— start —
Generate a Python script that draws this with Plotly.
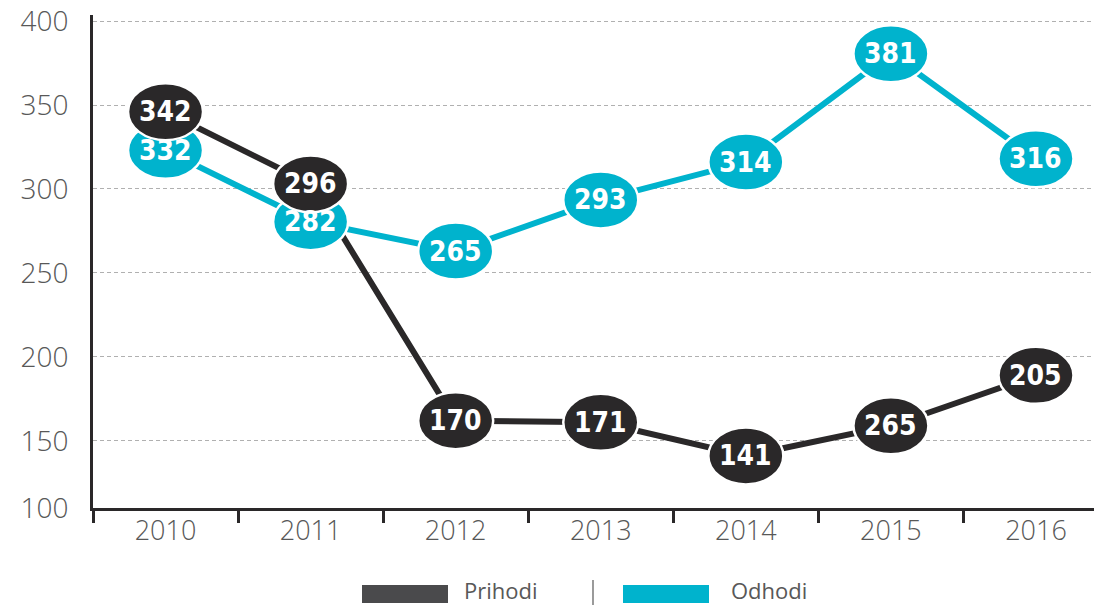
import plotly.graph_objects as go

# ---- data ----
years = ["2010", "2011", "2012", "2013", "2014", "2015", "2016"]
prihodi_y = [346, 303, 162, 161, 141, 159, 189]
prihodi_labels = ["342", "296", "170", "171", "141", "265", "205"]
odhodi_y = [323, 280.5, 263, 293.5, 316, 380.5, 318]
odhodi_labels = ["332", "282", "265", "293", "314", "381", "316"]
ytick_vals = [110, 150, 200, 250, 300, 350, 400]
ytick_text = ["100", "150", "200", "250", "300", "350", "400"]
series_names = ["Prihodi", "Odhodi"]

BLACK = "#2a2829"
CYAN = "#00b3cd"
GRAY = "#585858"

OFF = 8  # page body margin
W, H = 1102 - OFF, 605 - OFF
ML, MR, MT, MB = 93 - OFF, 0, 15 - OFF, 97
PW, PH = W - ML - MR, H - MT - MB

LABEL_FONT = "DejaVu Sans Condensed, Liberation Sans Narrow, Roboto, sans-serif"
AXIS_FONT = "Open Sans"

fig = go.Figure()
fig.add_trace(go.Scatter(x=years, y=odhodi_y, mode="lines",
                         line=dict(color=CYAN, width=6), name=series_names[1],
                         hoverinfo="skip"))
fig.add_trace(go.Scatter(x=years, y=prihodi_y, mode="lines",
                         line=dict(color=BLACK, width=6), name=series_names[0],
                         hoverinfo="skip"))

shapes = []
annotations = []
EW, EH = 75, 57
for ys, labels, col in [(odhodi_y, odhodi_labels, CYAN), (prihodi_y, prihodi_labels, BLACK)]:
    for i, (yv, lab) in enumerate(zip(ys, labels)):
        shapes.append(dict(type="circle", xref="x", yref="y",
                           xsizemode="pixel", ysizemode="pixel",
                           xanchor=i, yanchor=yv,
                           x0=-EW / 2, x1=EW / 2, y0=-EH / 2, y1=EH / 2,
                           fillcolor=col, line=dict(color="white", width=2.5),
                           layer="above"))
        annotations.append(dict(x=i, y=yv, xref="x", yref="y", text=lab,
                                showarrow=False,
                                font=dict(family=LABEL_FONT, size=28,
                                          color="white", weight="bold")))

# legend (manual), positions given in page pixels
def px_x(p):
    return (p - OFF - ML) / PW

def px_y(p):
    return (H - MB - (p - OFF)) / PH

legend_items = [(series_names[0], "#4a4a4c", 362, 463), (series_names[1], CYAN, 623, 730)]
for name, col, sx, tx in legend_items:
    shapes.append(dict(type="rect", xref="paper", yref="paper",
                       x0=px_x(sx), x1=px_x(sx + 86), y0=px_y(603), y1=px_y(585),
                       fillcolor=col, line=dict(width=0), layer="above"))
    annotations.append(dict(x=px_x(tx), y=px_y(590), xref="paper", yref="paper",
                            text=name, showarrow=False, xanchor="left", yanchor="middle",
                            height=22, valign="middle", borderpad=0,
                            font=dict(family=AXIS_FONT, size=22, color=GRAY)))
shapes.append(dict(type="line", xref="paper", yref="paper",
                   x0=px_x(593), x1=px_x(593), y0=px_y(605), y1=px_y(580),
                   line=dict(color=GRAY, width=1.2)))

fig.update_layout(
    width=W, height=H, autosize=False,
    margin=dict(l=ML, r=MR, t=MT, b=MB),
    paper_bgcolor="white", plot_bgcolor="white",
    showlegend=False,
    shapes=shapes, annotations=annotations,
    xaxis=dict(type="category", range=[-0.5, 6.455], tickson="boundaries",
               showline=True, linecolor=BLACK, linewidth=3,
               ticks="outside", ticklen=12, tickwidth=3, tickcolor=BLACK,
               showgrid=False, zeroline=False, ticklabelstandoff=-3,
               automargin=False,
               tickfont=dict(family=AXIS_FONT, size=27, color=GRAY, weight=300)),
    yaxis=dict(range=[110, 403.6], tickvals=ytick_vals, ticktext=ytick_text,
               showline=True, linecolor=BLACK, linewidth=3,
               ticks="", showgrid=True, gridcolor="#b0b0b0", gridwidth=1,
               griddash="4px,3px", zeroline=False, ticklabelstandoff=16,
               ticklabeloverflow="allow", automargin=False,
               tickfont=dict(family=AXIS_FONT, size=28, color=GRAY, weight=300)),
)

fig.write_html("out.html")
— end —
__Written exercise__
Quote, exactly and only, the lines from the first line of the data above through the line containing "PW, PH = W - ML - MR, H - MT - MB". The pictures do not belong in it.

__Result below__
Generate a Python script that draws this with Plotly.
import plotly.graph_objects as go

# ---- data ----
years = ["2010", "2011", "2012", "2013", "2014", "2015", "2016"]
prihodi_y = [346, 303, 162, 161, 141, 159, 189]
prihodi_labels = ["342", "296", "170", "171", "141", "265", "205"]
odhodi_y = [323, 280.5, 263, 293.5, 316, 380.5, 318]
odhodi_labels = ["332", "282", "265", "293", "314", "381", "316"]
ytick_vals = [110, 150, 200, 250, 300, 350, 400]
ytick_text = ["100", "150", "200", "250", "300", "350", "400"]
series_names = ["Prihodi", "Odhodi"]

BLACK = "#2a2829"
CYAN = "#00b3cd"
GRAY = "#585858"

OFF = 8  # page body margin
W, H = 1102 - OFF, 605 - OFF
ML, MR, MT, MB = 93 - OFF, 0, 15 - OFF, 97
PW, PH = W - ML - MR, H - MT - MB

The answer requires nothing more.